Dataset records -
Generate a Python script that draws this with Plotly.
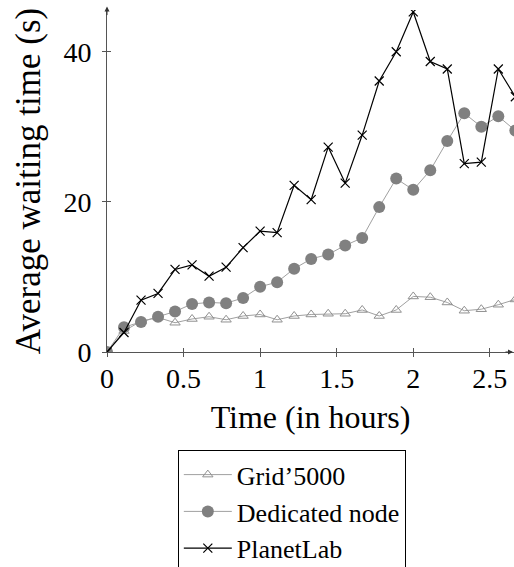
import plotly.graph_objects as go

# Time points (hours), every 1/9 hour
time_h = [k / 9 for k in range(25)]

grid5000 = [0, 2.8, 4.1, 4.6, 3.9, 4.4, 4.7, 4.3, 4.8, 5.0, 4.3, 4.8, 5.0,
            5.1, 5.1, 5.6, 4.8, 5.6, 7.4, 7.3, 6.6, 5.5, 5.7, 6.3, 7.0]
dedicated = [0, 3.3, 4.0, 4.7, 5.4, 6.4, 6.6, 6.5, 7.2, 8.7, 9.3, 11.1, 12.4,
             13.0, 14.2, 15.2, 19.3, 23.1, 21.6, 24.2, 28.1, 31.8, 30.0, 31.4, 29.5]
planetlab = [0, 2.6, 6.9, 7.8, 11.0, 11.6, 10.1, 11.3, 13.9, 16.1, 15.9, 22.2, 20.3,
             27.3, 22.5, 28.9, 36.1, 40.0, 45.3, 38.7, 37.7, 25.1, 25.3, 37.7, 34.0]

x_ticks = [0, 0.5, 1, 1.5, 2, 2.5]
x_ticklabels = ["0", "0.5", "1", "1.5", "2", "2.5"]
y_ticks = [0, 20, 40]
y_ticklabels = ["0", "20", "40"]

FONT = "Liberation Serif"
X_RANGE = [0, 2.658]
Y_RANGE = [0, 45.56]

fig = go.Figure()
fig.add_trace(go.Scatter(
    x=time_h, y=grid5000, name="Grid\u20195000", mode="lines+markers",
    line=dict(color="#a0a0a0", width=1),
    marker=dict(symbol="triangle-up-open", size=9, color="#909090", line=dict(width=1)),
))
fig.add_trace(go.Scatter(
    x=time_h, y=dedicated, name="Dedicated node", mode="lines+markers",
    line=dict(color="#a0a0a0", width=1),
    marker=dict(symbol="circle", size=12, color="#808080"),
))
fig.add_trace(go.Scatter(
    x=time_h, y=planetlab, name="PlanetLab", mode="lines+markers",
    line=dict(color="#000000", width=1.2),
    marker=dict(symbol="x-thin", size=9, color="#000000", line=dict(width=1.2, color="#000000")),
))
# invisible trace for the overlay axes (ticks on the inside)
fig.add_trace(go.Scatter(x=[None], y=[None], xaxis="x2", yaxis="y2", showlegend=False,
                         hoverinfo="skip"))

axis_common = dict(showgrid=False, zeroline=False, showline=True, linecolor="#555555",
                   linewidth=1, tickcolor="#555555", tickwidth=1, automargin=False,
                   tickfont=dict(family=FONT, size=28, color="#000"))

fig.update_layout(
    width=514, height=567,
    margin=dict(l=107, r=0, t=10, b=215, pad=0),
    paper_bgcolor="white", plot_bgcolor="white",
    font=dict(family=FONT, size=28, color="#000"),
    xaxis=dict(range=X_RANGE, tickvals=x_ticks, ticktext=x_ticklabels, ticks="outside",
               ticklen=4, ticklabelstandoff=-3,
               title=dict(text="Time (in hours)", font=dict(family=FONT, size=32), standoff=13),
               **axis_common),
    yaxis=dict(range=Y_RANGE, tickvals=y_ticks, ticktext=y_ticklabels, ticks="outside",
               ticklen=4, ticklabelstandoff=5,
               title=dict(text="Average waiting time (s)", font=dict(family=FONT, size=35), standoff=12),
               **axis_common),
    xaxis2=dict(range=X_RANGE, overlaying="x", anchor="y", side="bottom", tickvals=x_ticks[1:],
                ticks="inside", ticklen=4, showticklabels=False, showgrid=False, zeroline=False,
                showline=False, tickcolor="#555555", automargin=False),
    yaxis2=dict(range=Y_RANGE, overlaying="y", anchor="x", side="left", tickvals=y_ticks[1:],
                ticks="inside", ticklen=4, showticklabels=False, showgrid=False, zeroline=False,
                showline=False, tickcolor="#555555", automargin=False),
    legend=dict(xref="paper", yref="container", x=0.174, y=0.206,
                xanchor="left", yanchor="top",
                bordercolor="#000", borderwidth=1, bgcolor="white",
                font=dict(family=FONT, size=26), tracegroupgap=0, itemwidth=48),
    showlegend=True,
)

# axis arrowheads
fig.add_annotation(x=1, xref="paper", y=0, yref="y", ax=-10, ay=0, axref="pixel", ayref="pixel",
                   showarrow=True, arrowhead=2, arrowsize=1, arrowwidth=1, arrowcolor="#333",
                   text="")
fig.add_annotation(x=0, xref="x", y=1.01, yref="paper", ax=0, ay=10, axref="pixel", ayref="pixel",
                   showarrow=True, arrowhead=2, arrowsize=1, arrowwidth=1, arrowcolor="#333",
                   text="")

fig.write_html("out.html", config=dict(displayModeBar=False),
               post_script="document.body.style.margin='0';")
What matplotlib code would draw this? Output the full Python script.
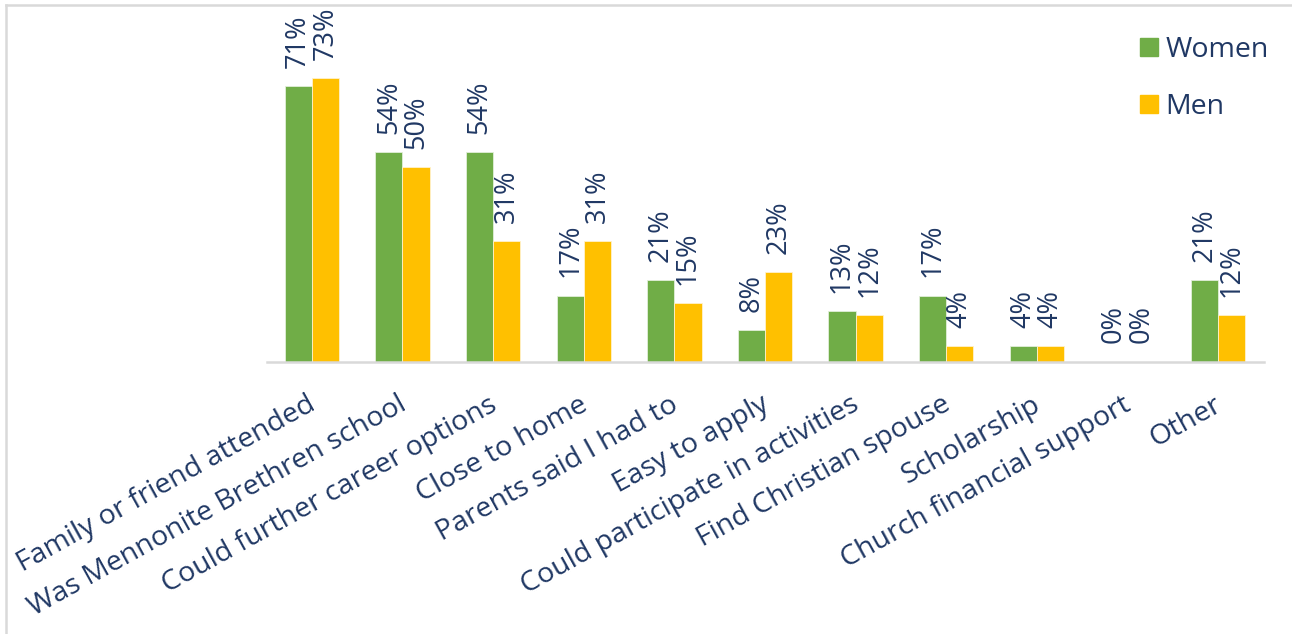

Exercise details -
Do not include images; quote all of the entries above exactly.

Exercise answer -
Generate a Python script that draws this with Plotly.
import plotly.graph_objects as go

# Time points (hours), every 1/9 hour
time_h = [k / 9 for k in range(25)]

grid5000 = [0, 2.8, 4.1, 4.6, 3.9, 4.4, 4.7, 4.3, 4.8, 5.0, 4.3, 4.8, 5.0,
            5.1, 5.1, 5.6, 4.8, 5.6, 7.4, 7.3, 6.6, 5.5, 5.7, 6.3, 7.0]
dedicated = [0, 3.3, 4.0, 4.7, 5.4, 6.4, 6.6, 6.5, 7.2, 8.7, 9.3, 11.1, 12.4,
             13.0, 14.2, 15.2, 19.3, 23.1, 21.6, 24.2, 28.1, 31.8, 30.0, 31.4, 29.5]
planetlab = [0, 2.6, 6.9, 7.8, 11.0, 11.6, 10.1, 11.3, 13.9, 16.1, 15.9, 22.2, 20.3,
             27.3, 22.5, 28.9, 36.1, 40.0, 45.3, 38.7, 37.7, 25.1, 25.3, 37.7, 34.0]

x_ticks = [0, 0.5, 1, 1.5, 2, 2.5]
x_ticklabels = ["0", "0.5", "1", "1.5", "2", "2.5"]
y_ticks = [0, 20, 40]
y_ticklabels = ["0", "20", "40"]

FONT = "Liberation Serif"
X_RANGE = [0, 2.658]
Y_RANGE = [0, 45.56]

fig = go.Figure()
fig.add_trace(go.Scatter(
    x=time_h, y=grid5000, name="Grid\u20195000", mode="lines+markers",
    line=dict(color="#a0a0a0", width=1),
    marker=dict(symbol="triangle-up-open", size=9, color="#909090", line=dict(width=1)),
))
fig.add_trace(go.Scatter(
    x=time_h, y=dedicated, name="Dedicated node", mode="lines+markers",
    line=dict(color="#a0a0a0", width=1),
    marker=dict(symbol="circle", size=12, color="#808080"),
))
fig.add_trace(go.Scatter(
    x=time_h, y=planetlab, name="PlanetLab", mode="lines+markers",
    line=dict(color="#000000", width=1.2),
    marker=dict(symbol="x-thin", size=9, color="#000000", line=dict(width=1.2, color="#000000")),
))
# invisible trace for the overlay axes (ticks on the inside)
fig.add_trace(go.Scatter(x=[None], y=[None], xaxis="x2", yaxis="y2", showlegend=False,
                         hoverinfo="skip"))

axis_common = dict(showgrid=False, zeroline=False, showline=True, linecolor="#555555",
                   linewidth=1, tickcolor="#555555", tickwidth=1, automargin=False,
                   tickfont=dict(family=FONT, size=28, color="#000"))

fig.update_layout(
    width=514, height=567,
    margin=dict(l=107, r=0, t=10, b=215, pad=0),
    paper_bgcolor="white", plot_bgcolor="white",
    font=dict(family=FONT, size=28, color="#000"),
    xaxis=dict(range=X_RANGE, tickvals=x_ticks, ticktext=x_ticklabels, ticks="outside",
               ticklen=4, ticklabelstandoff=-3,
               title=dict(text="Time (in hours)", font=dict(family=FONT, size=32), standoff=13),
               **axis_common),
    yaxis=dict(range=Y_RANGE, tickvals=y_ticks, ticktext=y_ticklabels, ticks="outside",
               ticklen=4, ticklabelstandoff=5,
               title=dict(text="Average waiting time (s)", font=dict(family=FONT, size=35), standoff=12),
               **axis_common),
    xaxis2=dict(range=X_RANGE, overlaying="x", anchor="y", side="bottom", tickvals=x_ticks[1:],
                ticks="inside", ticklen=4, showticklabels=False, showgrid=False, zeroline=False,
                showline=False, tickcolor="#555555", automargin=False),
    yaxis2=dict(range=Y_RANGE, overlaying="y", anchor="x", side="left", tickvals=y_ticks[1:],
                ticks="inside", ticklen=4, showticklabels=False, showgrid=False, zeroline=False,
                showline=False, tickcolor="#555555", automargin=False),
    legend=dict(xref="paper", yref="container", x=0.174, y=0.206,
                xanchor="left", yanchor="top",
                bordercolor="#000", borderwidth=1, bgcolor="white",
                font=dict(family=FONT, size=26), tracegroupgap=0, itemwidth=48),
    showlegend=True,
)

# axis arrowheads
fig.add_annotation(x=1, xref="paper", y=0, yref="y", ax=-10, ay=0, axref="pixel", ayref="pixel",
                   showarrow=True, arrowhead=2, arrowsize=1, arrowwidth=1, arrowcolor="#333",
                   text="")
fig.add_annotation(x=0, xref="x", y=1.01, yref="paper", ax=0, ay=10, axref="pixel", ayref="pixel",
                   showarrow=True, arrowhead=2, arrowsize=1, arrowwidth=1, arrowcolor="#333",
                   text="")

fig.write_html("out.html", config=dict(displayModeBar=False),
               post_script="document.body.style.margin='0';")
What matplotlib code would draw this? Output the full Python script.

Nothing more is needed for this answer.